Given task: Repeat the data word for word. Do not include the pictures.

Provided material:
- - - -

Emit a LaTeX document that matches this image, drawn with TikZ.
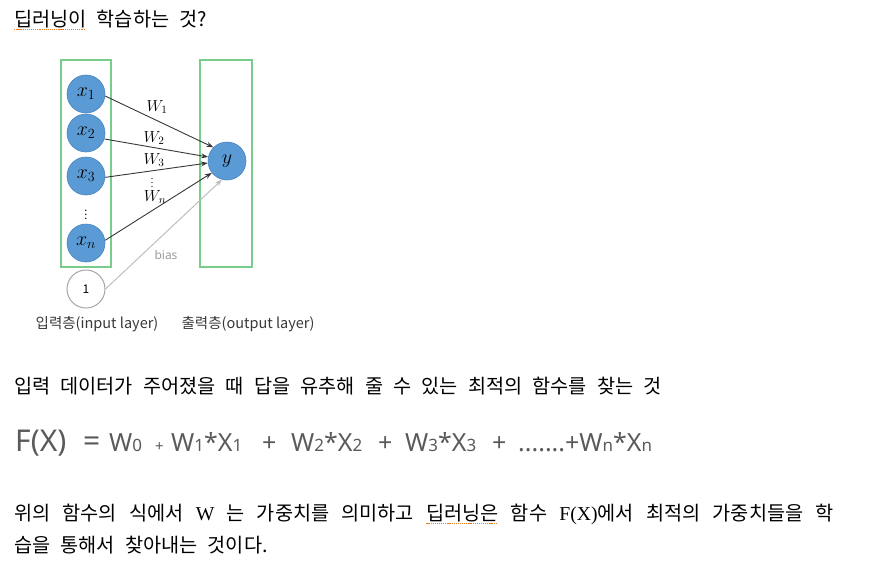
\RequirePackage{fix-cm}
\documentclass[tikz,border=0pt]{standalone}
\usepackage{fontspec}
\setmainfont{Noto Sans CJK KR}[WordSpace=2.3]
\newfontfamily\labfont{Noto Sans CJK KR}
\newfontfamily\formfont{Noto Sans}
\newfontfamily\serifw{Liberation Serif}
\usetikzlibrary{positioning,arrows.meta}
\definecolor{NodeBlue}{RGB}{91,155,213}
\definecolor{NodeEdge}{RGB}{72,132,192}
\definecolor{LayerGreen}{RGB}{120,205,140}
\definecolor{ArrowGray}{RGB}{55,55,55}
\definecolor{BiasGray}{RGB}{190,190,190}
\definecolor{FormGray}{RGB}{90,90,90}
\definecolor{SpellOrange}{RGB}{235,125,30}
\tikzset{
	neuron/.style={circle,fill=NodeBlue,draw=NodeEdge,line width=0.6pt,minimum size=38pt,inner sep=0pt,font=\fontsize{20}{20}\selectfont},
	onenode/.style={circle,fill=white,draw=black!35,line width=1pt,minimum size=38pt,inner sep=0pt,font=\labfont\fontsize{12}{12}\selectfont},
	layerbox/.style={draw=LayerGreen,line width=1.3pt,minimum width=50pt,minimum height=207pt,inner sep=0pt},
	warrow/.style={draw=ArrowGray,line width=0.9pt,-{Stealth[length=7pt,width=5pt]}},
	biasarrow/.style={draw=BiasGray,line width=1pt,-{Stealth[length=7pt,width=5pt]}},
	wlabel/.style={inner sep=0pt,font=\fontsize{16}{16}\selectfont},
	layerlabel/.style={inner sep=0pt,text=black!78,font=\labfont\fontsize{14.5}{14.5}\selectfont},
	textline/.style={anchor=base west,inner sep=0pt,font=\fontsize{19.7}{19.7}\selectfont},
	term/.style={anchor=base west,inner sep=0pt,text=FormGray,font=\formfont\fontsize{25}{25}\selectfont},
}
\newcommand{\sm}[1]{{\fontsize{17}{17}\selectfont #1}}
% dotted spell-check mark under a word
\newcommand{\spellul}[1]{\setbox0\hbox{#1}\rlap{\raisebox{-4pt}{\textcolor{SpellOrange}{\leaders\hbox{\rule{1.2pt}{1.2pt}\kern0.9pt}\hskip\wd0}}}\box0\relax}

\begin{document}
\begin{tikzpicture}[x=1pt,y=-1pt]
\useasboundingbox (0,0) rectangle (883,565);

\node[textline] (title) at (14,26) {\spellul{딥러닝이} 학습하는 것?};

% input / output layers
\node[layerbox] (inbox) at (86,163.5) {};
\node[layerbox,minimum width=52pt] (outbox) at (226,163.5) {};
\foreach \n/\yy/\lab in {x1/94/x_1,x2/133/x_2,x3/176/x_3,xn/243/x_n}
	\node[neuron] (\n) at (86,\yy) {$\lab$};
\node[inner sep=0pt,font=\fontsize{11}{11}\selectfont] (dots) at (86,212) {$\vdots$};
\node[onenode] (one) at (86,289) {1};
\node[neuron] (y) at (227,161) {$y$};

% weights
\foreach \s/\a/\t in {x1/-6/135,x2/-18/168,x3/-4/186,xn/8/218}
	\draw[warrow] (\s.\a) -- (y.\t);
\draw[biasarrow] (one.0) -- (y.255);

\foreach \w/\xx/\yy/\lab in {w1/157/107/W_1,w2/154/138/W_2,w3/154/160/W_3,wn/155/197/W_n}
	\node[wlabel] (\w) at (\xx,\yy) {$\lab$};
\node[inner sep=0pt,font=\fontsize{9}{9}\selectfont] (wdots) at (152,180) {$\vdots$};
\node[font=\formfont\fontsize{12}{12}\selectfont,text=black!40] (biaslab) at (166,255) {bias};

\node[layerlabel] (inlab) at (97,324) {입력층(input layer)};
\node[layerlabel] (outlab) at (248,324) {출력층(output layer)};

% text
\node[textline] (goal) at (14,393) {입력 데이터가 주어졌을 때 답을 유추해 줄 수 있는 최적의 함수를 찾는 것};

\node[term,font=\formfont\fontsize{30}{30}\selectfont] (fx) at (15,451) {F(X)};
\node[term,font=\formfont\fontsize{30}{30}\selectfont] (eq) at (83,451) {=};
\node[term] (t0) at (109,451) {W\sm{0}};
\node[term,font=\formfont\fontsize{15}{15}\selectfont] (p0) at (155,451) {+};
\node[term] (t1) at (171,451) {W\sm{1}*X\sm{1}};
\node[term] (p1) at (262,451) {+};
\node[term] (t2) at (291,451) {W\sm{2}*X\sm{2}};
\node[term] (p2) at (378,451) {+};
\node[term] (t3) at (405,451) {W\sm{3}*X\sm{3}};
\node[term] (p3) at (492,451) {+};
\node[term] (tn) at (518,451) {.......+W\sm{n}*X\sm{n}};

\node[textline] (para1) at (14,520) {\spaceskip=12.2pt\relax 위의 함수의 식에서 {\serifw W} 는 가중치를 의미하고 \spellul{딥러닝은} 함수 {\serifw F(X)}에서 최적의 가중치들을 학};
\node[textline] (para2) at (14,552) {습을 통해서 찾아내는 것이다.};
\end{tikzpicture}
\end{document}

- - - -

Task solution:
Emit a LaTeX document that matches this image, drawn with TikZ.
\RequirePackage{fix-cm}
\documentclass[tikz,border=0pt]{standalone}
\usepackage{fontspec}
\setmainfont{Noto Sans CJK KR}[WordSpace=2.3]
\newfontfamily\labfont{Noto Sans CJK KR}
\newfontfamily\formfont{Noto Sans}
\newfontfamily\serifw{Liberation Serif}
\usetikzlibrary{positioning,arrows.meta}
\definecolor{NodeBlue}{RGB}{91,155,213}
\definecolor{NodeEdge}{RGB}{72,132,192}
\definecolor{LayerGreen}{RGB}{120,205,140}
\definecolor{ArrowGray}{RGB}{55,55,55}
\definecolor{BiasGray}{RGB}{190,190,190}
\definecolor{FormGray}{RGB}{90,90,90}
\definecolor{SpellOrange}{RGB}{235,125,30}
\tikzset{
	neuron/.style={circle,fill=NodeBlue,draw=NodeEdge,line width=0.6pt,minimum size=38pt,inner sep=0pt,font=\fontsize{20}{20}\selectfont},
	onenode/.style={circle,fill=white,draw=black!35,line width=1pt,minimum size=38pt,inner sep=0pt,font=\labfont\fontsize{12}{12}\selectfont},
	layerbox/.style={draw=LayerGreen,line width=1.3pt,minimum width=50pt,minimum height=207pt,inner sep=0pt},
	warrow/.style={draw=ArrowGray,line width=0.9pt,-{Stealth[length=7pt,width=5pt]}},
	biasarrow/.style={draw=BiasGray,line width=1pt,-{Stealth[length=7pt,width=5pt]}},
	wlabel/.style={inner sep=0pt,font=\fontsize{16}{16}\selectfont},
	layerlabel/.style={inner sep=0pt,text=black!78,font=\labfont\fontsize{14.5}{14.5}\selectfont},
	textline/.style={anchor=base west,inner sep=0pt,font=\fontsize{19.7}{19.7}\selectfont},
	term/.style={anchor=base west,inner sep=0pt,text=FormGray,font=\formfont\fontsize{25}{25}\selectfont},
}
\newcommand{\sm}[1]{{\fontsize{17}{17}\selectfont #1}}
% dotted spell-check mark under a word
\newcommand{\spellul}[1]{\setbox0\hbox{#1}\rlap{\raisebox{-4pt}{\textcolor{SpellOrange}{\leaders\hbox{\rule{1.2pt}{1.2pt}\kern0.9pt}\hskip\wd0}}}\box0\relax}

\begin{document}
\begin{tikzpicture}[x=1pt,y=-1pt]
\useasboundingbox (0,0) rectangle (883,565);

\node[textline] (title) at (14,26) {\spellul{딥러닝이} 학습하는 것?};

% input / output layers
\node[layerbox] (inbox) at (86,163.5) {};
\node[layerbox,minimum width=52pt] (outbox) at (226,163.5) {};
\foreach \n/\yy/\lab in {x1/94/x_1,x2/133/x_2,x3/176/x_3,xn/243/x_n}
	\node[neuron] (\n) at (86,\yy) {$\lab$};
\node[inner sep=0pt,font=\fontsize{11}{11}\selectfont] (dots) at (86,212) {$\vdots$};
\node[onenode] (one) at (86,289) {1};
\node[neuron] (y) at (227,161) {$y$};

% weights
\foreach \s/\a/\t in {x1/-6/135,x2/-18/168,x3/-4/186,xn/8/218}
	\draw[warrow] (\s.\a) -- (y.\t);
\draw[biasarrow] (one.0) -- (y.255);

\foreach \w/\xx/\yy/\lab in {w1/157/107/W_1,w2/154/138/W_2,w3/154/160/W_3,wn/155/197/W_n}
	\node[wlabel] (\w) at (\xx,\yy) {$\lab$};
\node[inner sep=0pt,font=\fontsize{9}{9}\selectfont] (wdots) at (152,180) {$\vdots$};
\node[font=\formfont\fontsize{12}{12}\selectfont,text=black!40] (biaslab) at (166,255) {bias};

\node[layerlabel] (inlab) at (97,324) {입력층(input layer)};
\node[layerlabel] (outlab) at (248,324) {출력층(output layer)};

% text
\node[textline] (goal) at (14,393) {입력 데이터가 주어졌을 때 답을 유추해 줄 수 있는 최적의 함수를 찾는 것};

\node[term,font=\formfont\fontsize{30}{30}\selectfont] (fx) at (15,451) {F(X)};
\node[term,font=\formfont\fontsize{30}{30}\selectfont] (eq) at (83,451) {=};
\node[term] (t0) at (109,451) {W\sm{0}};
\node[term,font=\formfont\fontsize{15}{15}\selectfont] (p0) at (155,451) {+};
\node[term] (t1) at (171,451) {W\sm{1}*X\sm{1}};
\node[term] (p1) at (262,451) {+};
\node[term] (t2) at (291,451) {W\sm{2}*X\sm{2}};
\node[term] (p2) at (378,451) {+};
\node[term] (t3) at (405,451) {W\sm{3}*X\sm{3}};
\node[term] (p3) at (492,451) {+};
\node[term] (tn) at (518,451) {.......+W\sm{n}*X\sm{n}};

\node[textline] (para1) at (14,520) {\spaceskip=12.2pt\relax 위의 함수의 식에서 {\serifw W} 는 가중치를 의미하고 \spellul{딥러닝은} 함수 {\serifw F(X)}에서 최적의 가중치들을 학};
\node[textline] (para2) at (14,552) {습을 통해서 찾아내는 것이다.};
\end{tikzpicture}
\end{document}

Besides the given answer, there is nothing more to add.